Hi there SC,

Thanks for the invite to your house, even if it involves my scrubbing your microwave out! Hahahahaha! Which speaking of microwaves, mine is spotless!! Very clever of you to point out the B could = bigamist at some point in the future for BMOW.

I think she is calling her new adulterous lover a "fiance" in an effort to justify to others the relationship. And I have no idea what her H is thinking or feeling or knows or cares about all this. All I do know is that BMOW moved out of the house and away from her H and her two girls sometime this summer.

I was reading some info on ivillage.com today and the following is a question about sexless love a woman had for a counselor:
Quote:

My boyfriend and I live together. We do everything together, except have sex. We've talked about sex, but he doesn't seem to be interested. There is a substantial age difference between us, but he says that is not the problem. He has trouble with intimacy and seems to enjoy masturbation more than sex. I just don't get it. He isn't gay and isn't seeing anyone else. What do I do? --D

Dear D:

I am equally confused. So, let's explore this dilemma. It appears at first blush that you two are an item. Yet, as you describe your relationship, it appears to be more like a brother-sister dynamic than a sexual one. Often, if there is ambivalence about intimacy, one member of the couple shuts down the sexual aspects for self-protection. I suspect that your boyfriend, whom you already know to be averse to intimacy, is sending you a loud, clear message to stay away from his heart.

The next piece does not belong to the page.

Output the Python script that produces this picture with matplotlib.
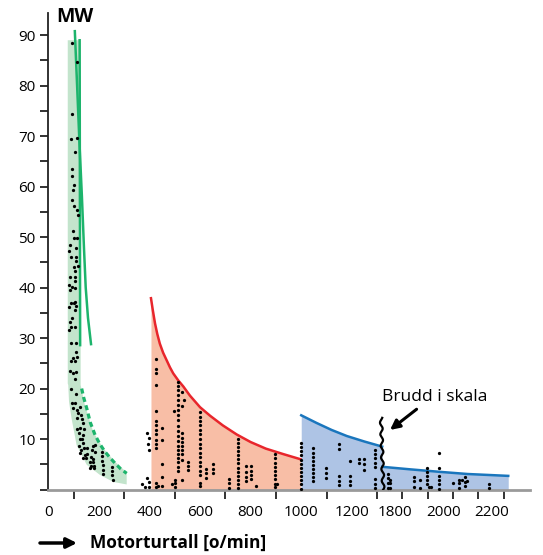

I find that working with men is different from women, as many men need to become intimate sexually before they can open up their emotional channels; whereas many women need to feel that emotional closeness before sharing their sexuality. In not having sex with you, your boyfriend may be trying to avoid sharing his heart with you … or with anyone else. I get the sense that he feels safe with you in this platonic relationship, which may or may not ever change. The fact that he masturbates tells me that he does have a sex drive -- you're just not on the roadmap.

What's more important is that this is your life, too. What do you want for the rest of your life? Is this the man for the long-term? Perhaps he is -- if you can be sustained by a pals-only relationship. Despite the statistics showing that most couples consider their friendship to be more important than the time they spend in the sack together, having a relationship in which one partner wants sex and the other doesn't is a painful place to live. Right now it sounds like your needs are not being met sexually, although your friendship is flourishing. So, think well before walking out the door or signing a pre-nup with this guy. I hope you can have a heart-to-heart talk with him soon to determine the breadth and flavor of his intentions and his capacity for true love before you suffer any more.



Well, that is certainly food for thought. The counselor's response DOES support my H's recent admission that he is afraid of being vulnerable right now and getting closer sexually to me. I have no idea though if my H does the MB thing, or how often.

I think my H may be opening the intimacy door a crack though. Yesterday he asked me to come help him a bit in his workshop (read as his "cave"). When we got inside he closed and latched the door, took me in his arms while laughing and said that actually he had really just wanted to be alone with me! Then he gave me a big hug and kiss. What you have to understand is that we are alone in the house all the time too--it is just always us anyway. So he was playing with me, and there really was something he needed my help with in the shop, but he took the time to tease me a little first.

Well, I see it as a bit of progress.

LG--remaining very, very still.


A blessed and happy marriage is a union of two forgivers and Him, because...a cord of three strands is not quickly broken. Ecclesiastes 4:12.